## Exercise instructions
Below are the records. Gather each line that holds "this".

## Records supplied

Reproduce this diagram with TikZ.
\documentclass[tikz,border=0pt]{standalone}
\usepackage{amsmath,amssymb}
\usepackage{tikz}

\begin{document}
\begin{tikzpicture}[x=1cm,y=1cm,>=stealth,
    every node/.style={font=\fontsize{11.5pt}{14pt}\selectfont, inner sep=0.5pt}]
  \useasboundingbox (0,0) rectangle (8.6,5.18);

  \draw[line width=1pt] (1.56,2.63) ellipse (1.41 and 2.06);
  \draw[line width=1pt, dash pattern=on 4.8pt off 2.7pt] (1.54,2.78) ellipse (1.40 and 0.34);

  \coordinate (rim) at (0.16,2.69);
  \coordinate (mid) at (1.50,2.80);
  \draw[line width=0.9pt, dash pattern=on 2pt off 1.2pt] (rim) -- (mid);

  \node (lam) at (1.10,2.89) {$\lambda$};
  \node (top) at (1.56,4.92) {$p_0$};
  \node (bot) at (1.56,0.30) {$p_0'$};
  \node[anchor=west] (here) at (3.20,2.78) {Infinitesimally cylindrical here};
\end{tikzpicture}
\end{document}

* * *

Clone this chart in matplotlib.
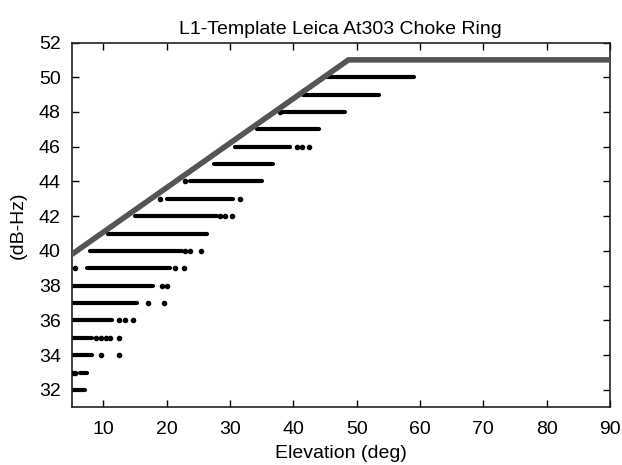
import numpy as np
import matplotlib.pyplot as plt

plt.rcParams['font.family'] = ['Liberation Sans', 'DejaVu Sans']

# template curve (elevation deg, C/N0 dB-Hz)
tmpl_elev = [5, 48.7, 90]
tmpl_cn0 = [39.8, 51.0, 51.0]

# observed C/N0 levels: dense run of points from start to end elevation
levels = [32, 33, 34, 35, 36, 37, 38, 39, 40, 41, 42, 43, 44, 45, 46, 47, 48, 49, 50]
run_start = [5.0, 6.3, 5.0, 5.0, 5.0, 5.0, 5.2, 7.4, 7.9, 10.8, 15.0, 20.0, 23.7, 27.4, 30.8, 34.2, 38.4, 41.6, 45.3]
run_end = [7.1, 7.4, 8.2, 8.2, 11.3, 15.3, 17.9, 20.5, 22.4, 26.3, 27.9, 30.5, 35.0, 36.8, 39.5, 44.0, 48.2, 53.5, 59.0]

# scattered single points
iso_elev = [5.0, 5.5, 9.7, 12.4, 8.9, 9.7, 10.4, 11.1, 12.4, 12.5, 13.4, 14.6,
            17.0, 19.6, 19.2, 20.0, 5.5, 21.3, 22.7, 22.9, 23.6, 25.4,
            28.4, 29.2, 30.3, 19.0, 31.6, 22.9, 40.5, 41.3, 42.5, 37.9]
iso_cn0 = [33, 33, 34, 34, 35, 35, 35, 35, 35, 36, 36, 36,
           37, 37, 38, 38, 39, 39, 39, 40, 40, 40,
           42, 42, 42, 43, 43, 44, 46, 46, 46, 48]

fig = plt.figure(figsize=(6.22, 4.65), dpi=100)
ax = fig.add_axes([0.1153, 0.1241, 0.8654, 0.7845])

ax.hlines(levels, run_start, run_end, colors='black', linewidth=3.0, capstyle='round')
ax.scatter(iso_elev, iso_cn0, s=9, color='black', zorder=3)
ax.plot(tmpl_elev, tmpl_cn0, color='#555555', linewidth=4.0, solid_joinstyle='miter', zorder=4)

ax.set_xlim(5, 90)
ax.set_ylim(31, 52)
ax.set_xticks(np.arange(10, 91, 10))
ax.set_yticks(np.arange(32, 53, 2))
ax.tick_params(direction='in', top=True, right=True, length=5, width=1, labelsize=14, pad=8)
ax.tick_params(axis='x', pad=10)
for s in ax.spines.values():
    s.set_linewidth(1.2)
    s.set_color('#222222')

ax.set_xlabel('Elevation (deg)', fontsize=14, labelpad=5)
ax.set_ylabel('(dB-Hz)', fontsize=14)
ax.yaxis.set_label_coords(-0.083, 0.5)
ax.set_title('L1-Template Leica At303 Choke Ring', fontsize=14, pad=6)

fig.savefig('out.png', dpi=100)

## Task output
Reproduce this diagram with TikZ.
Clone this chart in matplotlib.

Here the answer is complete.